Yesterday evening, my friend and I fell into a discussion concerning poetry. This came about as a consequence of me mentioning that I am in the process of producing a further collection of my own work.
During the course of our conversation, my friend mentioned that “poetry should be relevant”.
I responded that Keats great poem, “Ode to a Nightingale” (https://poets.org/poem/ode-nightingale), remains as relevant today as when the poet composed it. I said that the poem deals powerfully with the themes of beauty, life and death, and continues to resonate with the 21st century reader due to the fact that it touches on the human condition.
My friend acknowledged that “Ode to a Nightingale” is a wonderful poem. However he said that Keat’s work was written for an educated elite and was not read by ordinary people.
It is undoubtedly the case that at the time of the poems composition few “working class” people possessed the ability to read and write. Consequently “Ode” was (by and large) appreciated by an educated (and often wealthy) reading public. To acknowledge this self-evident fact does not, however imply that we ought to embrace the contention that “poetry should be relevant”.
Every poem is, of course relevant to the poet who puts pen to paper, (he would not have composed it where this not the case). A poet feels love, sadness, despair, sorrow, happiness (or a myriad other emotions) and feels impelled to compose a poem. In the moment of composition his poem is “relevant” to him and usually remains so throughout the remainder of his life.
However the power of a great poem lies in it’s ability to transcend time and place. From the early 19th century Keats “Nightingale” speaks poignantly to people of all social groups today. for the themes of life, death and beauty are as “relevant” to 21st century man as they were to the man or woman of the 19th century. Unlike the early 19th century, in the 20th (and 21st centuries) education is (in the developed world at least) now widespread, which enables people of all backgrounds to appreciate more complex poetry.
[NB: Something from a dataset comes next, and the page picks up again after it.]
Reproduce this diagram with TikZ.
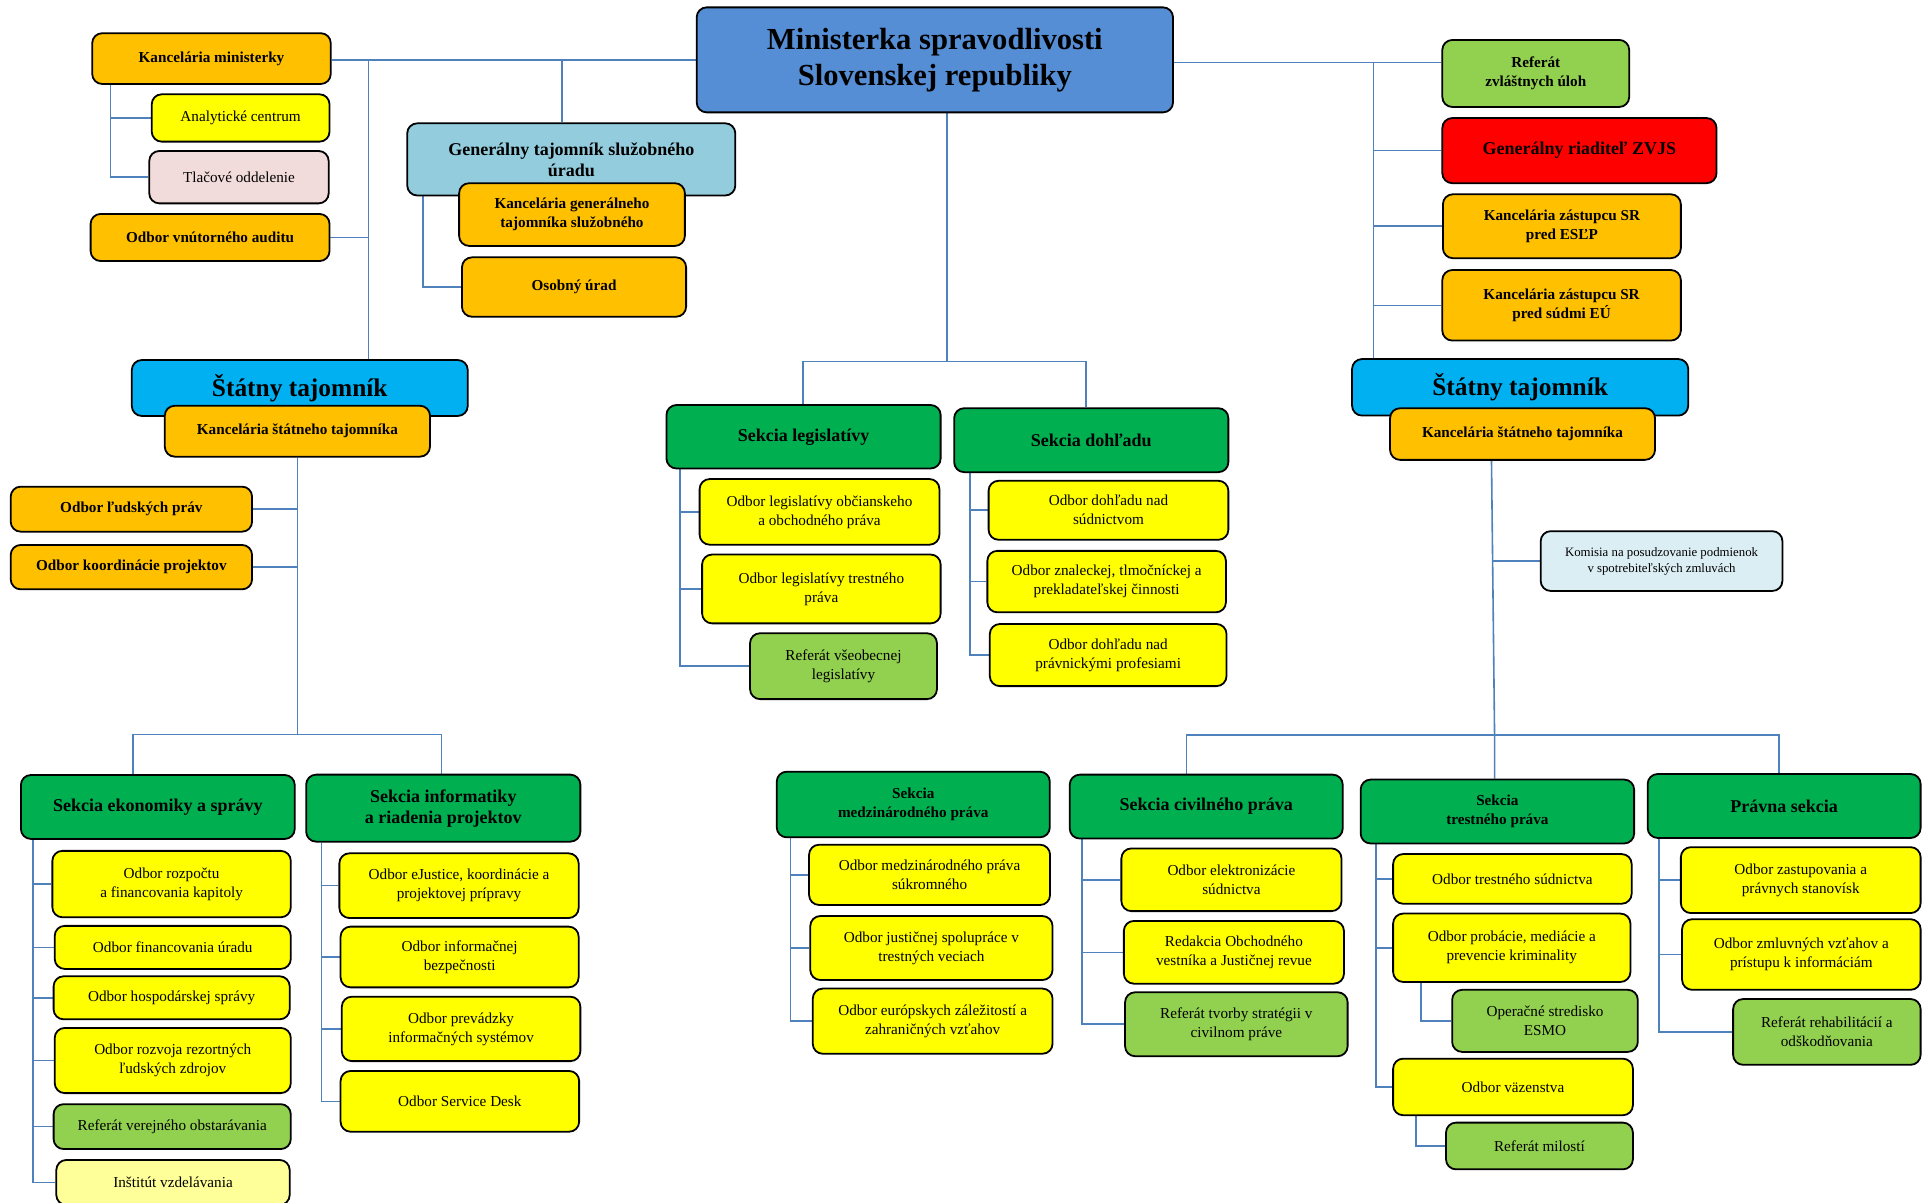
\documentclass[tikz,border=0pt]{standalone}
\usepackage{fontspec}
\setmainfont{Liberation Serif}
\usetikzlibrary{backgrounds}
\definecolor{cMin}{HTML}{558ED5}
\definecolor{cGT}{HTML}{93CDDD}
\definecolor{cST}{HTML}{00B0F0}
\definecolor{cOrg}{HTML}{FFC000}
\definecolor{cYel}{HTML}{FFFF00}
\definecolor{cSec}{HTML}{00B050}
\definecolor{cLg}{HTML}{92D050}
\definecolor{cPink}{HTML}{F2DCDB}
\definecolor{cRed}{HTML}{FF0000}
\definecolor{cKom}{HTML}{DBEEF4}
\definecolor{cPale}{HTML}{FFFF99}
\definecolor{cLine}{HTML}{4F81BD}
\tikzset{
  bx/.style={draw=black, line width=0.9pt, rounded corners=5pt, inner sep=0pt, align=center},
  bh/.style={bx, font=\bfseries\fontsize{15.3}{18}\selectfont},
  bst/.style={bx, font=\bfseries\fontsize{12.7}{15}\selectfont},
  bb/.style={bx, font=\bfseries\fontsize{9}{10.5}\selectfont},
  bs/.style={bx, font=\bfseries\fontsize{7.6}{9.3}\selectfont},
  nt/.style={bx, font=\fontsize{7.6}{9.5}\selectfont},
  nk/.style={bx, font=\fontsize{6.4}{8}\selectfont},
  fo/.style={fill=cOrg}, fy/.style={fill=cYel}, fg/.style={fill=cSec},
  fl/.style={fill=cLg},
  conn/.style={draw=cLine, line width=0.8pt}
}
% box from corner (#2,#3) to (#4,#5), named #6, text #7
\newcommand\bxn[7]{\node[#1, minimum width={(#4-#2)*0.6148pt}, minimum height={(#5-#3)*0.6148pt}] (#6) at ({(#2+#4)/2},{(#3+#5)/2}) {#7};}
\begin{document}
\begin{tikzpicture}[x=0.6148pt, y=-0.6148pt]
\useasboundingbox (0,0) rectangle (1568,978);
% top
\bxn{bh,fill=cMin}{566.6}{6}{954}{91.4}{min}{Ministerka spravodlivosti\\Slovenskej republiky}
\bxn{bs,fo}{75}{27}{269}{68.3}{kmin}{Kancelária ministerky}
\bxn{nt,fy}{123.4}{76.7}{268}{115.2}{anal}{Analytické centrum}
\bxn{nt,fill=cPink}{121.4}{122.8}{267.3}{165.4}{tlac}{Tlačové oddelenie}
\bxn{bs,fo}{73.7}{174}{268}{212.3}{audit}{Odbor vnútorného auditu}
\bxn{bb,fill=cGT}{331.2}{100.3}{598}{159}{gt}{Generálny tajomník služobného\\úradu}
\bxn{bs,fo}{373.4}{149}{557}{200}{kgt}{Kancelária generálneho\\tajomníka služobného}
\bxn{bs,fo}{375.7}{209.3}{558}{257.6}{osob}{Osobný úrad}
% left state secretary
\bxn{bst,fill=cST}{107.2}{292.8}{380.4}{338.3}{stl}{Štátny tajomník}
\bxn{bs,fo}{134}{330}{349.7}{371.4}{kstl}{Kancelária štátneho tajomníka}
\bxn{bs,fo}{8.7}{395.8}{205}{432.4}{ludsk}{Odbor ľudských práv}
\bxn{bs,fo}{8.7}{443.2}{205}{479.3}{koord}{Odbor koordinácie projektov}
% middle sections
\bxn{bb,fg}{542}{329.4}{765}{381}{sleg}{Sekcia legislatívy}
\bxn{bb,fg}{776}{332}{999}{384}{sdoh}{Sekcia dohľadu}
\bxn{nt,fy}{569}{389.6}{764}{443}{obc}{Odbor legislatívy občianskeho\\a obchodného práva}
\bxn{nt,fy}{571}{451}{765}{507}{trp}{Odbor legislatívy trestného\\práva}
\bxn{nt,fl}{610}{515}{762}{568.6}{rvl}{Referát všeobecnej\\legislatívy}
\bxn{nt,fy}{804}{391}{999}{439}{sud}{Odbor dohľadu nad\\súdnictvom}
\bxn{nt,fy}{803}{448}{997}{498}{zna}{Odbor znaleckej, tlmočníckej a\\prekladateľskej činnosti}
\bxn{nt,fy}{805}{507.5}{997.5}{558}{prof}{Odbor dohľadu nad\\právnickými profesiami}
% right top
\bxn{bs,fl}{1173}{32.5}{1325}{87}{refzu}{Referát\\zvláštnych úloh}
\bxn{bb,fill=cRed}{1173}{96}{1396}{149}{gr}{Generálny riaditeľ ZVJS}
\bxn{bs,fo}{1173.5}{158}{1367}{210}{esl}{Kancelária zástupcu SR\\pred ESĽP}
\bxn{bs,fo}{1173}{219.6}{1367}{277}{eu}{Kancelária zástupcu SR\\pred súdmi EÚ}
\bxn{bst,fill=cST}{1099.6}{292}{1373}{338}{str}{Štátny tajomník}
\bxn{bs,fo}{1130.5}{332}{1346}{374}{kstr}{Kancelária štátneho tajomníka}
\bxn{nk,fill=cKom}{1253}{432}{1449.6}{480.6}{kom}{Komisia na posudzovanie podmienok\\v spotrebiteľských zmluvách}
% bottom left sections
\bxn{bb,fg}{17}{630.3}{239.7}{682.3}{sek}{Sekcia ekonomiky a správy}
\bxn{bb,fg}{249}{630}{472}{684.5}{sinf}{Sekcia informatiky\\a riadenia projektov}
\bxn{nt,fy}{42.6}{692}{236.5}{746}{rozp}{Odbor rozpočtu\\a financovania kapitoly}
\bxn{nt,fy}{44.5}{753}{236.5}{788}{fin}{Odbor financovania úradu}
\bxn{nt,fy}{43.6}{794}{235.6}{829}{hosp}{Odbor hospodárskej správy}
\bxn{nt,fy}{44.5}{836}{236.5}{889}{rozv}{Odbor rozvoja rezortných\\ľudských zdrojov}
\bxn{nt,fl}{43.6}{898}{236.5}{934.5}{rvo}{Referát verejného obstarávania}
\bxn{nt,fill=cPale}{45.8}{943.4}{235.6}{980}{inst}{Inštitút vzdelávania}
\bxn{nt,fy}{276}{694}{470.6}{746.6}{ej}{Odbor eJustice, koordinácie a\\projektovej prípravy}
\bxn{nt,fy}{277}{753.6}{470.6}{803}{inf}{Odbor informačnej\\bezpečnosti}
\bxn{nt,fy}{278}{810.6}{472}{863}{prev}{Odbor prevádzky\\informačných systémov}
\bxn{nt,fy}{277}{871}{471}{920.4}{sd}{Odbor Service Desk}
% bottom middle/right sections
\bxn{bs,fg}{631.7}{627.6}{853.8}{681}{medz}{Sekcia\\medzinárodného práva}
\bxn{nt,fy}{658}{687}{854}{736}{omps}{Odbor medzinárodného práva\\súkromného}
\bxn{nt,fy}{659}{745}{856}{797}{ojs}{Odbor justičnej spolupráce v\\trestných veciach}
\bxn{nt,fy}{661}{804}{856}{857}{oez}{Odbor európskych záležitostí a\\zahraničných vzťahov}
\bxn{bb,fg}{870}{630}{1092}{682}{civ}{Sekcia civilného práva}
\bxn{nt,fy}{912}{690}{1091}{741}{elek}{Odbor elektronizácie\\súdnictva}
\bxn{nt,fy}{914}{749}{1093}{800}{redk}{Redakcia Obchodného\\vestníka a Justičnej revue}
\bxn{nt,fl}{915}{807}{1096}{859}{rts}{Referát tvorby stratégii v\\civilnom práve}
\bxn{bs,fg}{1106.6}{634}{1329}{686}{trest}{Sekcia\\trestného práva}
\bxn{nt,fy}{1133}{694.6}{1327}{735}{ots}{Odbor trestného súdnictva}
\bxn{nt,fy}{1133}{743}{1326}{798.6}{prob}{Odbor probácie, mediácie a\\prevencie kriminality}
\bxn{nt,fl}{1181}{805}{1332}{855.5}{esmo}{Operačné stredisko\\ESMO}
\bxn{nt,fy}{1133}{861}{1328}{907}{vaz}{Odbor väzenstva}
\bxn{nt,fl}{1176}{913}{1328}{951}{mil}{Referát milostí}
\bxn{bb,fg}{1340}{629.5}{1562}{681.5}{pravna}{Právna sekcia}
\bxn{nt,fy}{1367}{689}{1562}{742.6}{zast}{Odbor zastupovania a\\právnych stanovísk}
\bxn{nt,fy}{1368}{747.6}{1562}{805}{zml}{Odbor zmluvných vzťahov a\\prístupu k informáciám}
\bxn{nt,fl}{1409.5}{812.5}{1562}{866}{reh}{Referát rehabilitácií a\\odškodňovania}
% connector helper coordinates
\coordinate (ja) at (299.6,48);
\coordinate (jg) at (457,48);
\coordinate (jk) at (90,0);
\coordinate (jgt) at (343.8,0);
\coordinate (jr) at (1117,0);
\coordinate (jrl) at (955,51);
\coordinate (jm) at (770,0);
\coordinate (ml) at (653,294);
\coordinate (mr) at (883,294);
\coordinate (jl) at (553,0);
\coordinate (jd) at (789,0);
\coordinate (lbl) at (108.4,597.5);
\coordinate (lbr) at (359,597.5);
\coordinate (je) at (27,0);
\coordinate (ji) at (261.5,0);
\coordinate (rtx) at (1213,0);
\coordinate (rbar) at (1215.5,598);
\coordinate (rbl) at (965,598);
\coordinate (rbr) at (1447,598);
\coordinate (jt) at (1119,0);
\coordinate (jes) at (1155.5,0);
\coordinate (jmi) at (1151.6,0);
\coordinate (jp) at (1349,0);
\coordinate (jc) at (880,0);
\coordinate (jz) at (643,0);
\begin{scope}[on background layer]
\fill[white] (0,0) rectangle (1568,978);
\begin{scope}[conn]
% top left
\draw (min.west) -- (min.west -| kmin.east);
\draw (ja) -- (ja |- stl.north);
\draw (audit.east) -- (audit.east -| ja);
\draw (jg) -- (jg |- gt.north);
\draw (jk |- kmin.south) |- (tlac.west);
\draw (jk |- anal.west) -- (anal.west);
\draw (jgt |- gt.south) |- (osob.west);
% top right
\draw (jrl) -- (jrl -| refzu.west);
\draw (jr |- jrl) -- (jr |- str.north);
\draw (gr.west) -- (gr.west -| jr);
\draw (esl.west) -- (esl.west -| jr);
\draw (eu.west) -- (eu.west -| jr);
% middle
\draw (jm |- min.south) -- (jm |- ml);
\draw (ml |- sleg.north) -- (ml) -- (mr) -- (mr |- sdoh.north);
\draw (jl |- sleg.south) |- (rvl.west);
\draw (jl |- obc.west) -- (obc.west);
\draw (jl |- trp.west) -- (trp.west);
\draw (jd |- sdoh.south) |- (prof.west);
\draw (jd |- sud.west) -- (sud.west);
\draw (jd |- zna.west) -- (zna.west);
% left state secretary
\draw (kstl.south) -- (kstl.south |- lbl);
\draw (lbl |- sek.north) -- (lbl) -- (lbr) -- (lbr |- sinf.north);
\draw (ludsk.east) -- (ludsk.east -| kstl.south);
\draw (koord.east) -- (koord.east -| kstl.south);
\draw (je |- sek.south) |- (inst.west);
\draw (je |- rozp.west) -- (rozp.west);
\draw (je |- fin.west) -- (fin.west);
\draw (je |- hosp.west) -- (hosp.west);
\draw (je |- rozv.west) -- (rozv.west);
\draw (je |- rvo.west) -- (rvo.west);
\draw (ji |- sinf.south) |- (sd.west);
\draw (ji |- ej.west) -- (ej.west);
\draw (ji |- inf.west) -- (inf.west);
\draw (ji |- prev.west) -- (prev.west);
% right state secretary
\draw (rtx |- kstr.south) -- (rbar) -- (rbar |- trest.north);
\draw (rbl |- civ.north) -- (rbl) -- (rbr) -- (rbr |- pravna.north);
\draw (kom.west) -- (kom.west -| rtx);
\draw (jz |- medz.south) |- (oez.west);
\draw (jz |- omps.west) -- (omps.west);
\draw (jz |- ojs.west) -- (ojs.west);
\draw (jc |- civ.south) |- (rts.west);
\draw (jc |- elek.west) -- (elek.west);
\draw (jc |- redk.west) -- (redk.west);
\draw (jt |- trest.south) |- (vaz.west);
\draw (jt |- ots.west) -- (ots.west);
\draw (jt |- prob.west) -- (prob.west);
\draw (jes |- prob.south) |- (esmo.west);
\draw (jmi |- vaz.south) |- (mil.west);
\draw (jp |- pravna.south) |- (reh.west);
\draw (jp |- zast.west) -- (zast.west);
\draw (jp |- zml.west) -- (zml.west);
\end{scope}
\end{scope}
\end{tikzpicture}
\end{document}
I say “more complex”, for humans have always enjoyed poems, whether of the nursery rhyme variety, baudy verses or Homer’s “Odyssey” and “Iliad”. The latter were of course (originally) recited from memory so were accessible to people of all social stations. Therefore Homer, who is considered by some as “elitist”, was not viewed in this manner when his great works enthralled the ancients, when recited to the assembled populace.
We do, I believe need to be wary of assuming that because someone grows up in a tower block where the lifts rarely (if ever) work and gangs roam the estate, that they need (if, indeed they need poetry at all), to read poems about people living in similar circumstances to those in which they find themselves.
If an individual living in the circumstances described above writes poetry, she may well compose poems about gangs, drug dealers and other issues which often plague run down estates. Her work may possess literary merit (or it may not). However it should not be argued that her work is (due to it being based in gritty reality) more “relevant” than “Ode to a Nightingale”.
Of course the work of the poet living on a badly maintained estate is as “relevant” to her, as was Keats “Nightingale” to the poet as he sat penning it on Hampstead Heath. We should not, however jump to the assumption that merely because a person comes from poor circumstances that they are, somehow incapable of appreciating Keats, Shakespeare or Wordsworth. Through good teaching people of all kinds can (and should) enjoy our rich literary heritage, for it belongs to all of us. Certainly it is easier for the child growing up in a household full of books to gain an appreciation for the literary arts. But its by no means impossible for the girl or boy growing up on a poor estate to do likewise. Ultimately great art does not only transcend time and place, it also goes beyond social class and touches the hearts of us all. This is why I dislike the word “relevant” when applied to the appreciation of literature.